Saturday, March 5, 2022

Cookie, Cookie, Bring Your Man Home

This week's entry in the 1952 Bowman Phantom biographies is not a player but rather a coach. Yes, Bowman included a handful of managers and coaches in the set, as they had in 1951 but by no means did all 16 teams get their field staff represented on a card.  Four coaches and three managers made the cut and Lavagetto would have upped the coach count to five but his appearance in the 1952 Topps high numbers (#365) looks like it precluded that.

I'll dispense with the reproductions from BHN now and henceforth, so here is Cookie in all his 1952 glory, as reproduced thirty years later:


As noted on the reverse, he broke up Bill Beven's no hit bid in the 1947 World Series with a pinch hit double that plated two and won game four but the Dodgers ended up losing to the Yankees in seven, the second installment of a World Series skid against the Bombers that would reach five Fall Classic losses before they finally prevailed in 1955. If not for Cookie's smash, it would have been one of the ugliest no hitters in baseball history, although that would have been overshadowed by it being the first ever in the postseason.  Bevens walked 10 Dodgers but obviously had massive movement on his pitches. He did give up a run prior to Lavagetto's double, so it would not even have been a "no hit, no run game" but I am being pedantic.

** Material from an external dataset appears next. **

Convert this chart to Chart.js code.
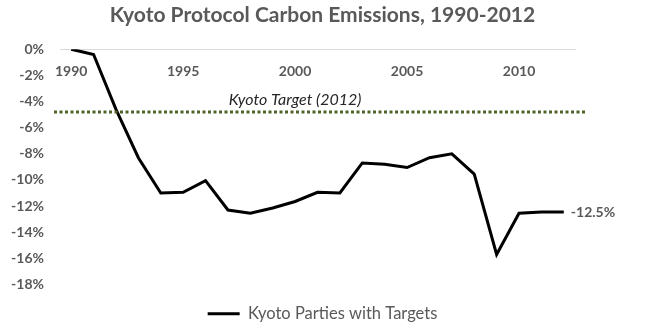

He sure seems like he enjoyed having his picture taken:


Cookie was originally named Enrico, then when a teacher told him that translated to Henry or Harry, Lavagetto liked the Anglicized version so much eventually had it legally changed to the latter.  The son of an Oakland trash hauler, he got a seemingly late start in pro ball when he signed with the Oakland Oaks of the PCL in 1933 after a disastrous tryout with the San Francisco Seals was redeemed by a big pinch hit (hmmm....) off former big leaguer Pudgy Gould in an ad hoc charity game of semi-pros and professionals.  He ended up having an excellent season and was known as the protege of "Cookie" DiVencenzi, the owner of the Oaks after he signed, shaving a couple of years off his age in the process.  The sobriquet "Cookie's Boy" got shortened to plain old "Cookie" pretty quickly.

The Pirates picked him up for cash and a player to be named later in mid-September but remained with the Oaks until the 1933 PCL season wound down in early October. The Bucs were probably surprised to learn he had shaved not two but three years off his age; before that got revealed during spring training, some thought he was still a teenager. Primarily a Second Baseman who played a little Third, he got off to a quick start with Pittsburgh in 1934 then faded by midseason after an early June illness spelled him for a week.  He was a part-time player for the rest of the season and his final two years in Pittsburgh but was shifting to full time play at Third as Pie Traynor seemingly lost it overnight at the end of the 1935 season.

The Dodgers picked him up after the 1936 season in a trade that involved a couple other players, neither of whom distinguished himself for his new team.  The pungent Brooklyn air proved to be exactly what Cookie needed.  Moving back to Second, Lavagetto had a solid 1937 season for the Bums and then, after shifting to Third again in '38 made four straight All Star teams. Along the way he picked up his pilot's license, much to the displeasure of the Dodger's brass and skipper Leo Durocher as well. 

The Dodgers won the NL pennant in 1941 but for Cookie the next four years were spent in the Navy, where he enlisted and put his flying skills to use in service of his country as a aviation machinist's mate. He spent the war years in California, first in Alameda and then Oakland and played a lot of Navy baseball. He was transferred to Pearl Harbor just after war ended and managed a Navy team there that featured one Stanley Frank Musial.

After his discharge he returned to Brooklyn for two part-time seasons, having lost the balance of his prime years to World War 2.  The Dodgers released him after his World Series heroics but not until early May of 1948, suggesting a possible injury. He returned to the PCL for three more seasons, playing under Casey Stengel (it seems as part of an early platoon experiment) and Charlie Dressen, no doubt soaking up their wellspring of managerial wisdom. He returned to the Dodgers as a coach when Dressen was named manager in 1951 and quit when Chuck was bounced in favor of Walter Alston after the Dodgers lost the 1953 World Series.

Dressen and Lavagetto exiled themselves in Oakland for 1954 and then the Senators hired Dressen as manager in 1955 and he brought Cookie with him.  Three weeks into the 1957 season Dressen got fired and Lavagetto took over as manager.  He became the last manager of the original Washington Senators and first manager of the Minnesota Twins as a result.  


Yeah, that's the same shot!

Twins owner Calvin Griffith then had Cookie take a sabbatical (possibly due to mental strain) in early June then fired him after another few weeks once he had returned.  Sam Mele managed the games Lavagetto didn't and there must be a good story there but I can't suss it out.

He was a Mets coach under Casey Stengel in 1962-63 and then headed back to the West Coast after a health scare in early 1964 and coached for the Giants until 1967 before retiring from the game.  He passed away in 1990.